$\epsilon \frac{d^2y}{dx^2}+2\frac{dy}{dx}+2y=0, y(0) = \alpha, y(1) = \beta$
Since we have the general form:
$\epsilon \frac{d^2y}{dx^2}+a(x)\frac{dy}{dx}+b(x)y=0$
we can see that $a(x) = 2 >0$ so our boundary layer is near $x=0$.
Outer Solution:
Setting $\epsilon = 0$ we get
$2y' + 2y = 0, y(1) = \beta$
$y(x) = \beta e^{1-x}$
Inner Solution:
Here I am unsure how to make the following transformation
let $y(x) = Y(X)$, $x = \delta X$, $\delta = \delta(\epsilon)$
Following my lecture notes they went from
$\epsilon y'' + x^2y' - y = 0$ -> $\frac{\epsilon}{\delta^2}Y'' + \delta X^2Y' - Y = 0$
What you are doing is going from $x$, which when changed a little bit in the boundary layer makes $y$ change a lot, to a variable $X$, which is like $x$, but stretched out so that $y$ doesn't change as quickly.
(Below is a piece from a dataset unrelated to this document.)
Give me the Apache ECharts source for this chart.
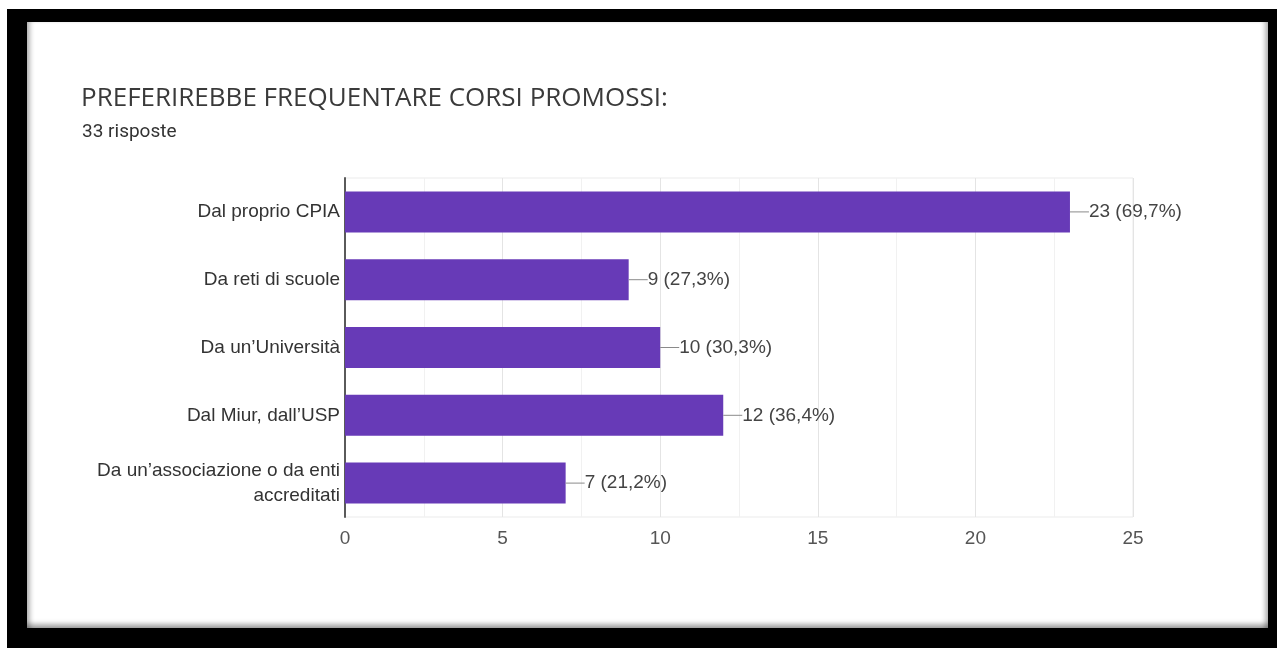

So, you have $x=\delta(\epsilon)X$, so you have to work out how the derivatives change. Use the chain rule $$ \frac{\mathrm d}{\mathrm dx}=\frac{\mathrm dX}{\mathrm dx}\frac{\mathrm d}{\mathrm dX}=\frac{1}{\delta}\frac{\mathrm d}{\mathrm dX}. $$ So the new equation is $$\frac{\epsilon}{\delta^2}Y''(X)+\frac{2}{\delta}Y'(X)+2Y=0 $$ and the boundary condition is $Y(0)=0$. You next have to use the method of dominant balance to work out what $\delta(\epsilon)$ should be.